The BPC’s Medicaid proposal is more interesting. The committee feels that states are gaming the shared financing arrangement between states and the federal government — by finding creative ways to increase their federal matching rate — and proposes an alternative that would allocate a complete component of the Medicaid program to each payer. Under the arrangement, the state, for instance, would fully finance and administer CHIP or long-term care, while the federal government would pay for all disabled beneficiaries in the program. This, BPC believes, would encourage both the state and the federal government to control spending in their respective section and thus lower spending. This idea has been around since the 1990s but it’s unclear that it would save money since each payer would still have to deal with rising costs in their particular section of the Medicaid program.

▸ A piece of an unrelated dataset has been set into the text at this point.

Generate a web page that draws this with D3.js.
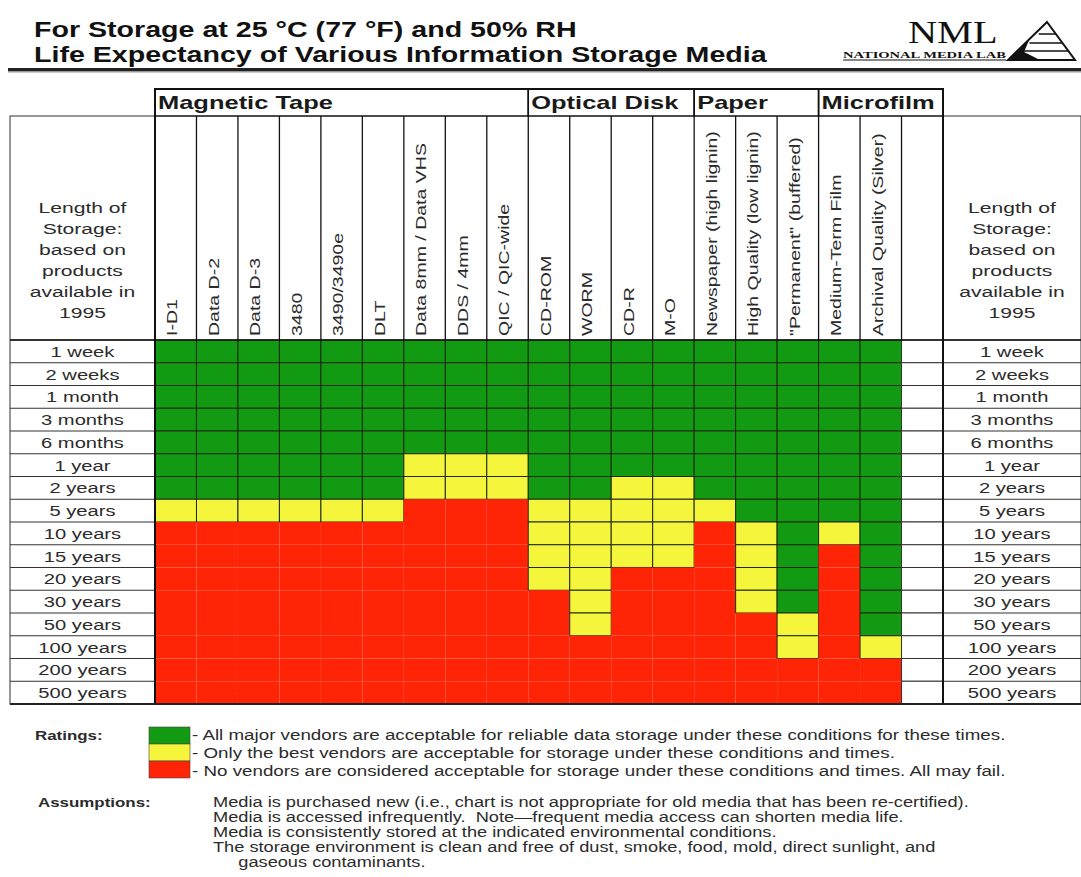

Merrill Goozner catches an important oversight in my analysis and argues that the Simpson/Bowles proposal is worse:
The Bowles-Simpson plan would cap Medicare expenditures at GDP+1 percent after 2020, which leaves no room for the increase in the number of beneficiaries that is expected in future decades. The number of elderly will rise from 13 percent of the population today to 22 percent in 2050. Rivlin-Domenici, on the other hand, will increase spending PER BENEFICIARY by GDP+1, which is much less onerous. Still, as you point out, it is essentially privatization of Medicare, as will be explained tomorrow in my piece in The Fiscal Times. Nice chart otherwise, though.